Você acha que, mesmo com a internet, ainda rola uma carência de veículos de música comprometidos com a boa música no Brasil?

Essa carência realmente existe. Acho que no Brasil o jornalismo musical nunca foi levado a sério, e o mesmo aconteceu com o jornalismo musical independente. Naquela época, começo dos anos 1990, tínhamos a Bizz e muita informação de qualidade nos jornais e nos demais canais oficiais. No entanto, em seguida tivemos uma fase muito ruim. São poucos os canais de informação hoje sobre música que me instigam a seguir. Parece tudo muito fragmentado e rápido.

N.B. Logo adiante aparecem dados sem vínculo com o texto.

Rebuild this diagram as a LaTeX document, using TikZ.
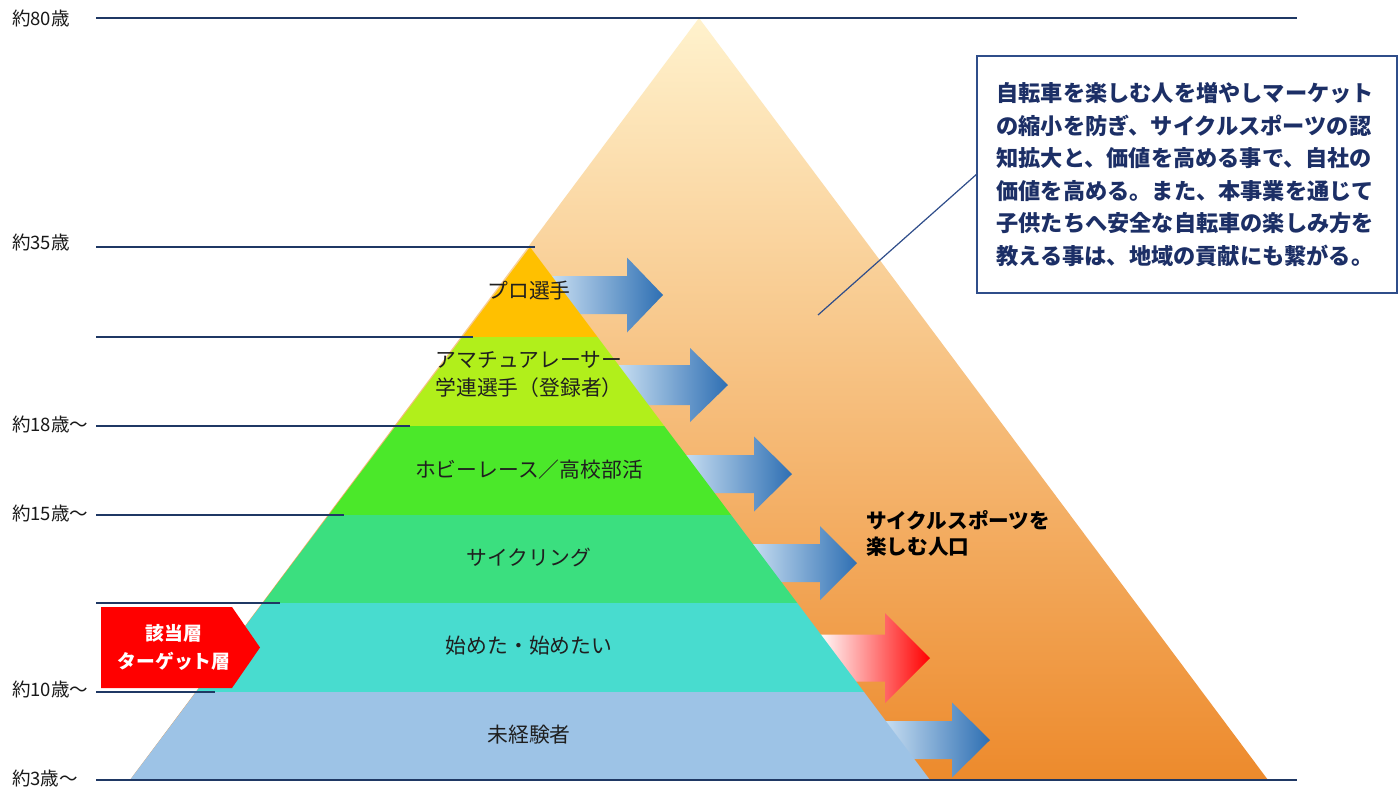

As pessoas não têm tempo ou paciência de ler uma matéria com mais de dois parágrafos e quem se arrisca a ser diferente disso não tem visibilidade. Infelizmente. E deveria ser o contrario, não é? A internet é maravilhosa. Mas até que ponto a informação ali, rápida e mastigadinha na sua mão, é absorvida, digerida e assimilada, é outra história. Falta um pouco de carinho ao ato de obter a informação. Mas gosto de saber que ainda hoje as pessoas fazem fanzines com colagens e fotocópias. É um artesanato radical. Vejo aqui em Curitiba muitos fanzines bons aparecendo, dentro da cena musical ou não. E o mais legal é que eles não se restringem a um único assunto. Poucos são sobre música, na verdade. Mas muitos artistas gráficos, poetas e ilustradores ainda exploram a linguagem das colagens, com resultados muito interessantes, perpetuando esse ato lúdico de produzir suas próprias revistinhas caseiras, mantendo os fanzines vivos e fazendo todo o sentido com isso. Isso me deixa realmente muito feliz.